# Model Validation

## How Do We Know Our Model is Good?

In machine learning, just like in many other areas, we want to check if our models make good predictions. This notebook will introduce you to ways to measure how well your models perform, depending on the kind of problem you're solving.

### 📊 Model Validation: Different Problems, Different Metrics

Imagine you have a dashboard that shows different scores depending on what you're measuring. Different problems need different metrics to see how good your model is! For example, predicting house prices (regression) uses different tools than classifying emails (classification).

### 📈 Regression Validation Metrics

When we predict continuous numbers, like house prices, we use specific metrics to see how close our predictions are to the true values.

#### How Good Are Your Number Predictions?

- 📏 **MSE (Mean Squared Error):** Average of squared differences between predicted and actual values.
- 📐 **RMSE (Root Mean Squared Error):** Square root of MSE, in the same units as your target.
- 📊 **MAE (Mean Absolute Error):** Average of absolute differences.
- 🎯 **R² Score:** How much variance in the data is explained by the model. Ranges from 0 to 1; higher is better.

In [None]:
# Example: calculating regression metrics
from sklearn.metrics import mean_squared_error, r2_score

# Suppose y_test are the true values and predictions are your model's predictions
y_test = [200000, 150000, 250000, 300000]
predictions = [210000, 140000, 260000, 310000]

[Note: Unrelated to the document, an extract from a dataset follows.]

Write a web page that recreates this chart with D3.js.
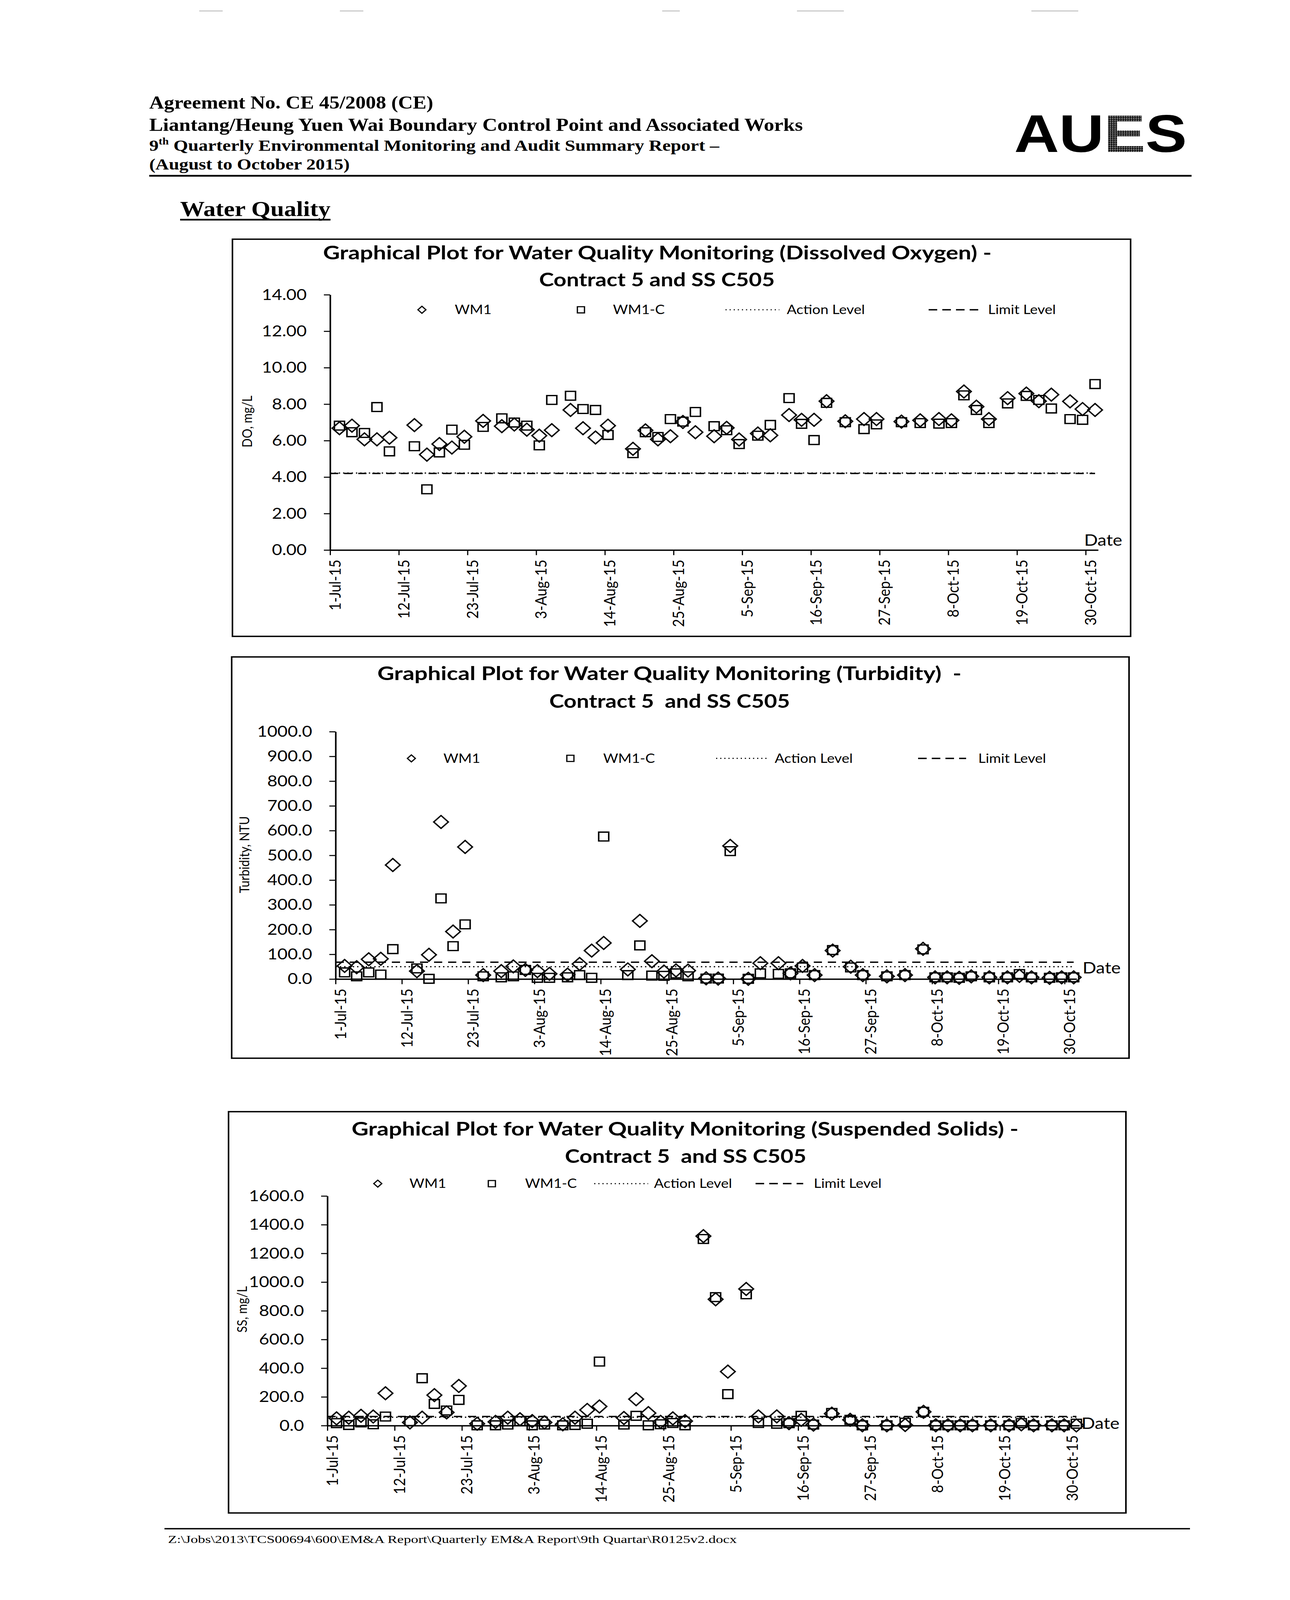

rmse = mean_squared_error(y_test, predictions, squared=False)
r2 = r2_score(y_test, predictions)

print(f\"RMSE: {rmse:.2f}\")
print(f\"R²: {r2:.3f}\")


### 🏷️ Classification Validation Metrics

When predicting categories (like spam or not spam), different metrics are used to evaluate performance.

#### How Good Are Your Category Predictions?

- ✅ **Accuracy:** Percentage of correct predictions.
- 🎯 **Precision:** Out of all items predicted as positive, how many were really positive?
- 🔍 **Recall:** Out of all real positives, how many did the model find?
- ⚖️ **F1 Score:** The balance between precision and recall.
- 📋 **Confusion Matrix:** A detailed table showing true positives, false positives, true negatives, and false negatives.

In [None]:
# Example: calculating classification metrics
from sklearn.metrics import accuracy_score, classification_report

# Simulated true labels and predictions
y_test = [0, 1, 0, 1, 1]
predictions = [0, 0, 0, 1, 1]

accuracy = accuracy_score(y_test, predictions)
print(f\"Accuracy: {accuracy:.3f}\")
print(classification_report(y_test, predictions))


### 💡 Pro Tips for Model Improvement

Boost your model's performance with these techniques:

#### Boosting Performance

- **Regression:** Use feature scaling, Ridge/Lasso regularization, and ensemble methods.
- **Classification:** Balance classes, use cross-validation, and tune decision thresholds.
- **Both:** Improve features, gather more data, and tune hyperparameters for better results.

### Validation in Action

Here's some example code to perform validation using scikit-learn:

In [None]:
# Regression Validation
from sklearn.metrics import mean_squared_error, r2_score

# Example data
y_test = [200000, 150000, 250000, 300000]
predictions = [210000, 140000, 260000, 310000]

rmse = mean_squared_error(y_test, predictions, squared=False)
r2 = r2_score(y_test, predictions)
print(f\"RMSE: {rmse:.2f}, R²: {r2:.3f}\")

# Classification Validation
from sklearn.metrics import accuracy_score, classification_report

y_test = [0, 1, 0, 1, 1]
predictions = [0, 0, 0, 1, 1]

accuracy = accuracy_score(y_test, predictions)
print(f\"Accuracy: {accuracy:.3f}\")
print(classification_report(y_test, predictions))


### 🎯 Validation Wisdom

Remember: 
"A model without proper validation is like driving with your eyes closed!"

**Quick Check:**
If your house price model has an RMSE of $50,000, is that good or bad? (Hint: it depends on the price range!)